What Is Unpaid Child Support?
In child support, the paying parent is known as the payor. The receiving parent is the payee. When the payor fails to send child support as ordered, the unpaid child support is also called “arrearages.” The payee parent has the right to go to court and request a judgment for the arrearages the payor owes and more.
The judgment requested may include:
- The amount of unpaid child support itself,
- Interest on the unpaid child support,
- And court costs incurred by the payee in going to court.
As a result of the additional charges, unpaid child support can quickly multiply what you owe. For instance, if you originally owed $5,000, then 12% interest on that would bring the total to $5,600. Then hundreds of dollars may also be added for the court costs.
What Are the Consequences of Not Paying Child Support?
Typically, the court will issue an Income Withholding Order to deduct what the payor owes from their paycheck. If for any reason this isn’t possible, then the payor parent can send the ordered amount through Moneygram or an online processor. Tennessee law allows the payee to garnish up to half of your paycheck.
But beyond having to pay what you owe plus interest and court costs, you may face several difficult consequences when the payee parent is successful in requesting a judgment from the court. For example, you may have several licenses suspended: your driver’s license, your hunting or fishing license, any professional or occupational licenses you have, and your business license. You will be given a grace period of 20 days to pay your arrearages before these suspensions go into effect and the ability to argue before the court if you had good reason not to pay your child support, though that argument has a history of being difficult to win.

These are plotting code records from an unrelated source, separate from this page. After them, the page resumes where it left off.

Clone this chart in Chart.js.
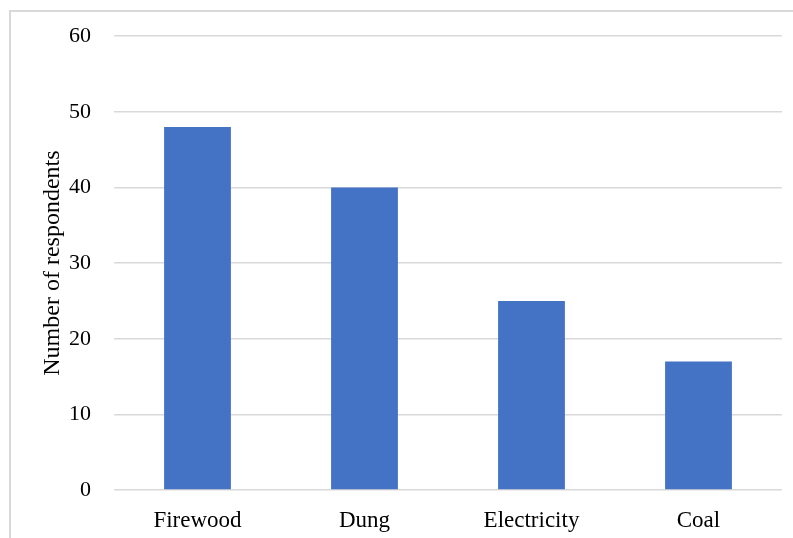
<!DOCTYPE html>
<html>
<head>
<meta charset="utf-8">
<script src="https://cdn.jsdelivr.net/npm/chart.js@4"></script>
<style>
  html, body { margin: 0; padding: 0; background: #ffffff; }
  #wrap { position: relative; width: 793px; height: 538px; overflow: hidden; }
  #frame { position: absolute; left: 9px; top: 10px; width: 900px; height: 700px;
           border-left: 2px solid #d9d9d9; border-top: 2px solid #d9d9d9; box-sizing: border-box; }
  #c { position: absolute; left: 0; top: 0; }
</style>
</head>
<body>
<div id="wrap">
  <div id="frame"></div>
  <canvas id="c" width="793" height="538"></canvas>
</div>
<script>
// Household cooking fuel used by respondents
const fuelTypes = ['Firewood', 'Dung', 'Electricity', 'Coal'];
const respondents = [48, 40, 25, 17];
const yTicks = [0, 10, 20, 30, 40, 50, 60];

const serif = 'Liberation Serif, "Times New Roman", serif';

new Chart(document.getElementById('c'), {
  type: 'bar',
  data: {
    labels: fuelTypes,
    datasets: [{
      data: respondents,
      backgroundColor: '#4472C4',
      barPercentage: 0.4,
      categoryPercentage: 1.0
    }]
  },
  options: {
    responsive: false,
    animation: false,
    layout: { padding: { top: 35, right: 11, left: 0, bottom: 0 } },
    plugins: { legend: { display: false }, tooltip: { enabled: false } },
    scales: {
      x: {
        grid: { display: false, drawTicks: false },
        border: { display: false },
        ticks: { color: '#000', font: { family: serif, size: 23 }, padding: 17 },
        afterFit(s) { s.height = 48; }
      },
      y: {
        min: 0,
        max: 60,
        afterBuildTicks(s) { s.ticks = yTicks.map(v => ({ value: v })); },
        grid: { color: '#d9d9d9', lineWidth: 1.5, drawTicks: false },
        border: { display: false },
        ticks: { color: '#000', font: { family: serif, size: 22 }, padding: 23 },
        title: {
          display: true,
          text: 'Number of respondents',
          color: '#000',
          font: { family: serif, size: 24 },
          padding: { top: 38, bottom: 0 }
        },
        afterFit(s) { s.width = 114; }
      }
    }
  }
});
</script>
</body>
</html>
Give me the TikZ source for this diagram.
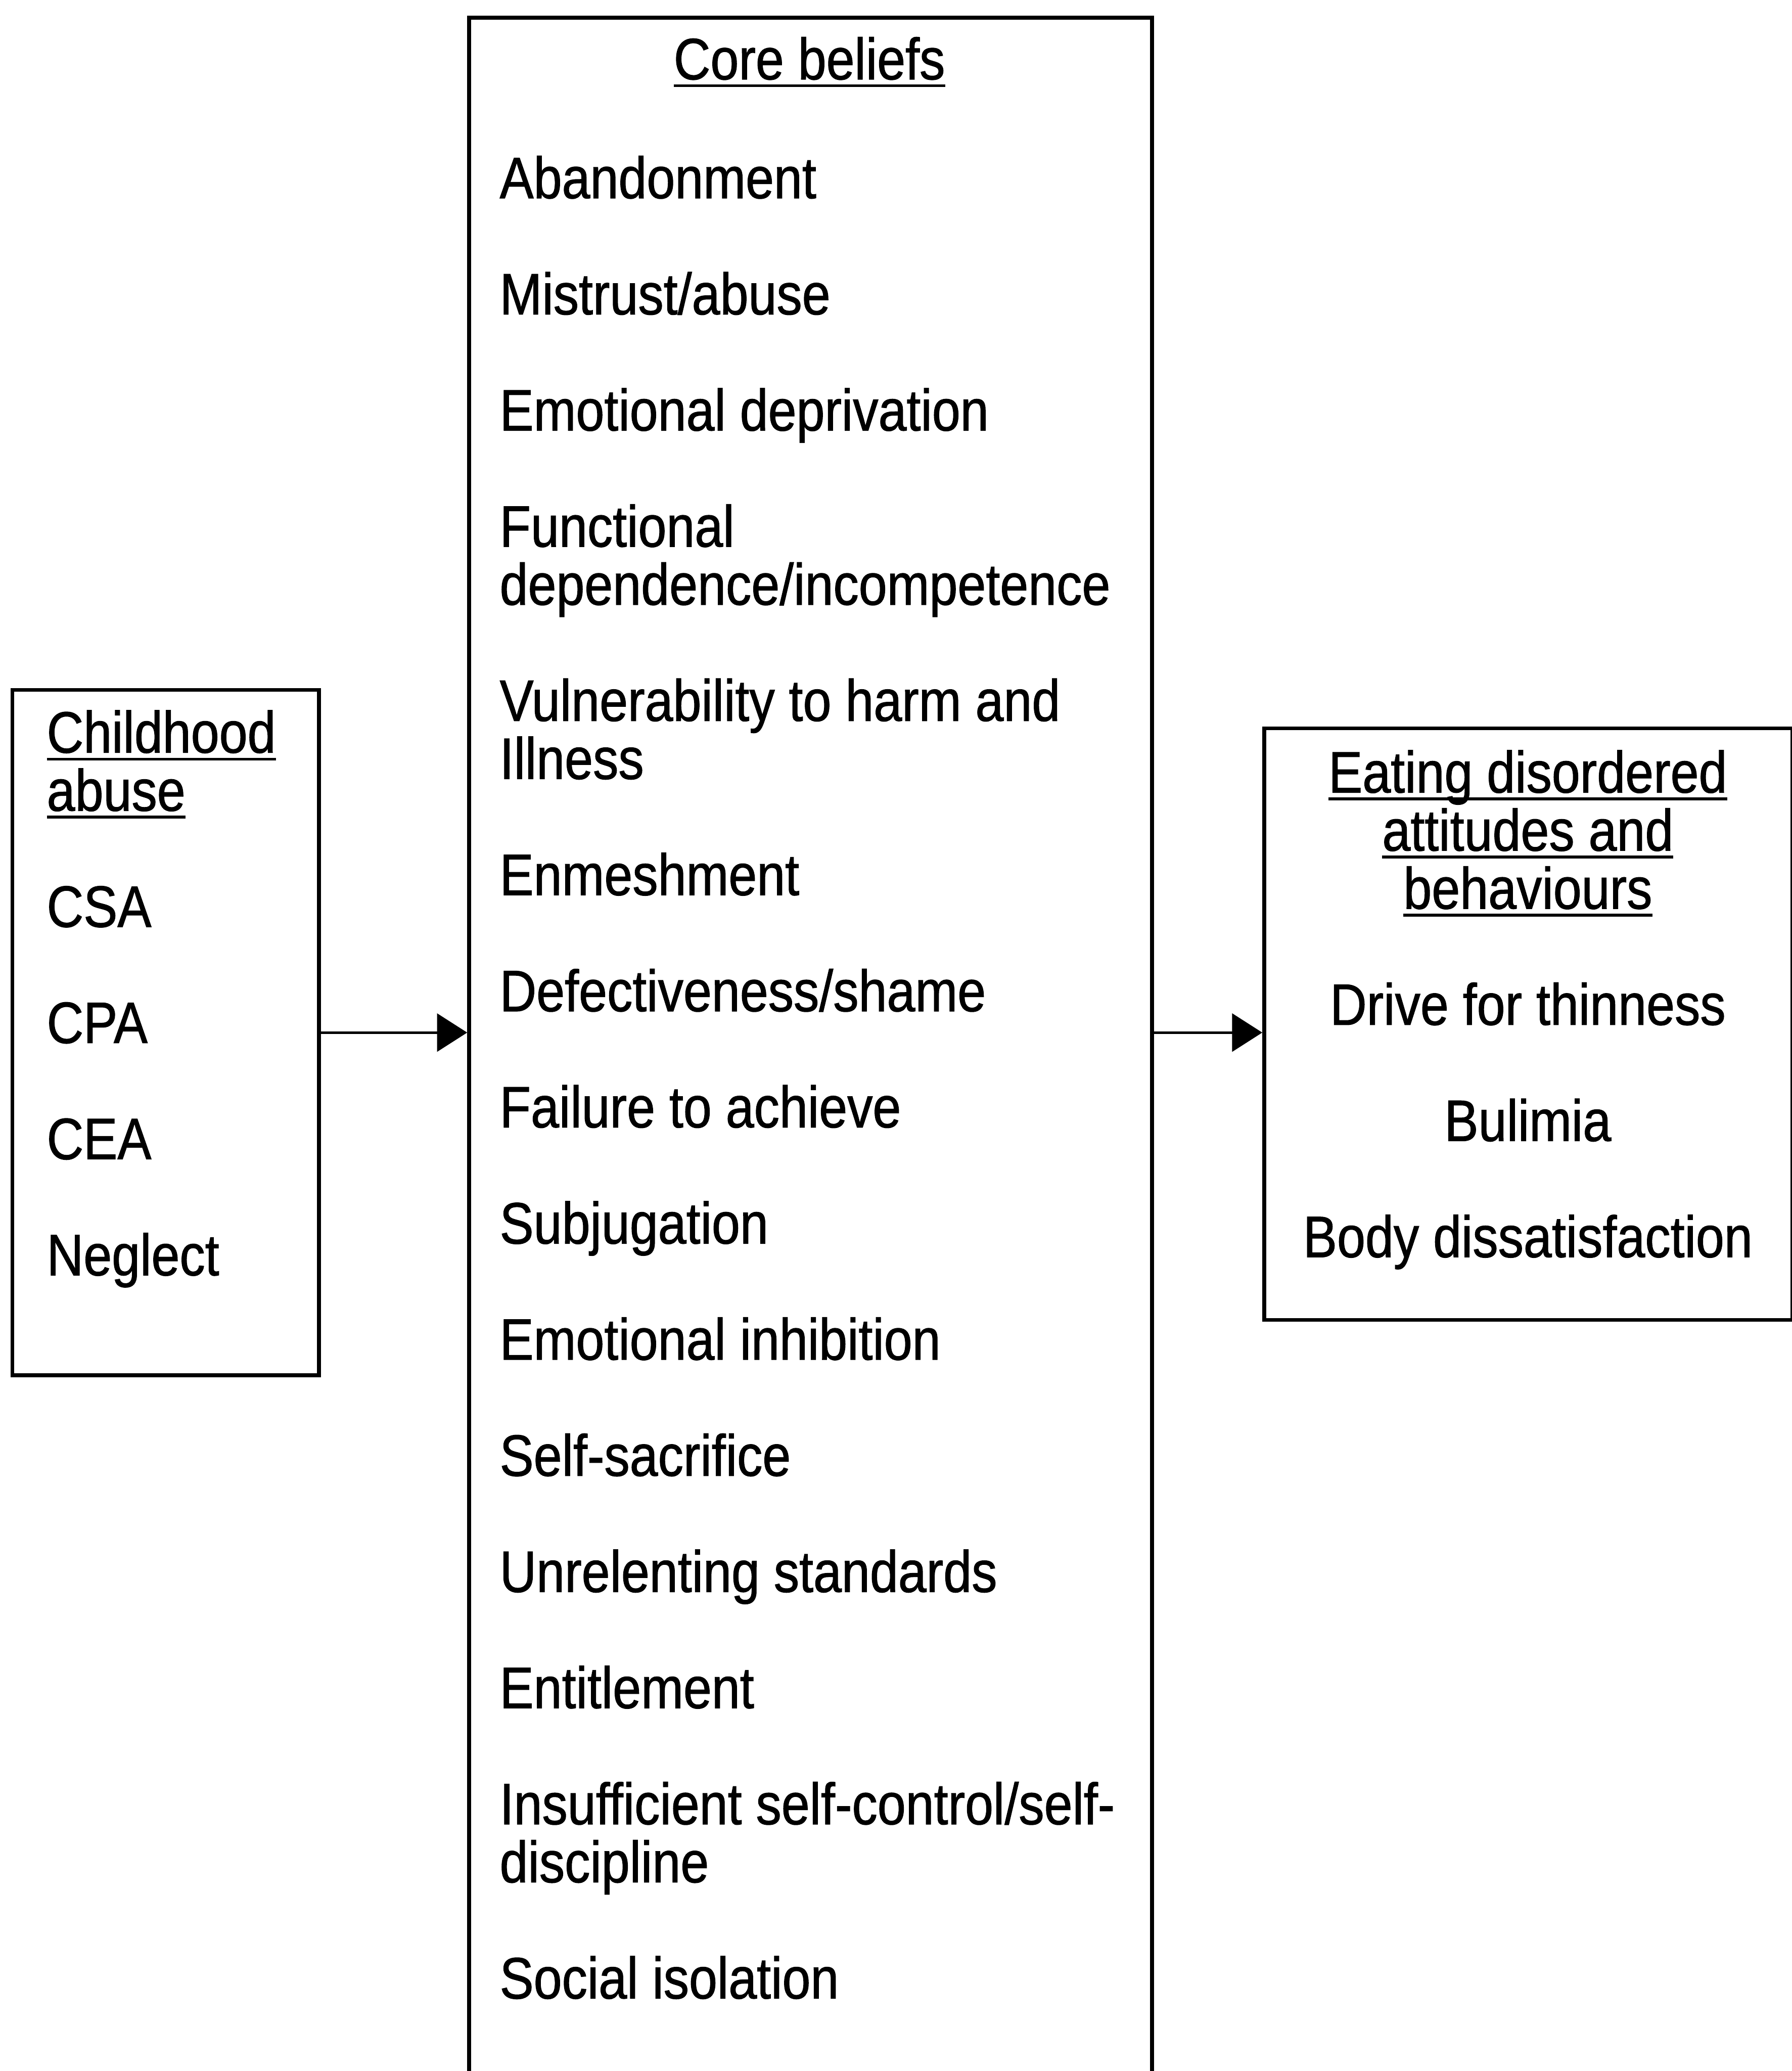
\documentclass[tikz,border=0pt]{standalone}
\usepackage{fontspec}
\setmainfont{Liberation Sans}[FakeStretch=0.87,FakeBold=1]
\usetikzlibrary{arrows.meta}
\newcommand\ulx[1]{\setbox0\hbox{#1}\rlap{\rule[-2pt]{\wd0}{0.7pt}}\box0}
\newcommand\leftcol[1]{\vtop{\baselineskip=15pt\lineskiplimit=-20pt\lineskip=0pt\halign{##\hfil\cr#1\crcr}}}
\newcommand\centcol[1]{\vtop{\baselineskip=15pt\lineskiplimit=-20pt\lineskip=0pt\halign{\hfil##\hfil\cr#1\crcr}}}
\newcommand\gap{\noalign{\vskip15pt}}
\begin{document}
\begin{tikzpicture}[x=0.1pt,y=-0.1pt,
  boxst/.style={draw,line width=1pt,rectangle,inner sep=0pt,anchor=north west},
  txt/.style={inner sep=0pt,font=\fontsize{15.1}{15}\selectfont},
  arr/.style={line width=0.7pt,-{Triangle[length=7.8pt,width=9.8pt]}}]
\useasboundingbox (0,0) rectangle (4629,5349);
% boxes
\node[boxst,minimum width=79.2pt,minimum height=177pt] (lbox) at (27,1777) {};
\node[boxst,minimum width=176.4pt,minimum height=546pt] (core) at (1207,41) {};
\node[boxst,minimum width=136.4pt,minimum height=152.8pt] (rbox) at (3261,1876) {};
% texts
\node[txt,anchor=base west] (ltext) at (119,1944) {\leftcol{\ulx{Childhood}\cr \ulx{abuse}\cr\gap CSA\cr\gap CPA\cr\gap CEA\cr\gap Neglect}};
\node[txt,anchor=base] (cbtitle) at (2091,205) {\ulx{Core beliefs}};
\node[txt,anchor=base west] (cbitems) at (1289,512) {\leftcol{Abandonment\cr\gap Mistrust/abuse\cr\gap Emotional deprivation\cr\gap Functional\cr dependence/incompetence\cr\gap Vulnerability to harm and\cr Illness\cr\gap Enmeshment\cr\gap Defectiveness/shame\cr\gap Failure to achieve\cr\gap Subjugation\cr\gap Emotional inhibition\cr\gap Self-sacrifice\cr\gap Unrelenting standards\cr\gap Entitlement\cr\gap Insufficient self-control/self-\cr discipline\cr\gap Social isolation}};
\node[txt,anchor=base] (rtext) at (3947,2047) {\centcol{\ulx{Eating disordered}\cr \ulx{attitudes and}\cr \ulx{behaviours}\cr\gap Drive for thinness\cr\gap Bulimia\cr\gap Body dissatisfaction}};
% arrows
\draw[arr] (lbox.east) -- (lbox.east -| core.west);
\draw[arr] (core.east |- lbox.east) -- (lbox.east -| rbox.west);
\end{tikzpicture}
\end{document}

How Is a Child Support Order Modified?
All of this being said, courts are cognizant that people’s life circumstances change, and with changes, what was a reasonable amount of child support may become unrealistic. When a payor parent becomes unemployed or disabled, suddenly paying child support can understandably become less feasible.
It’s important, however, to note that just as you can’t unilaterally modify a child support order by stopping payments, neither can your ex unilaterally modify the order. Your ex must ask the court to approve a modification or request payment of arrearages; they cannot simply take away your visitation rights until you pay the overdue child support.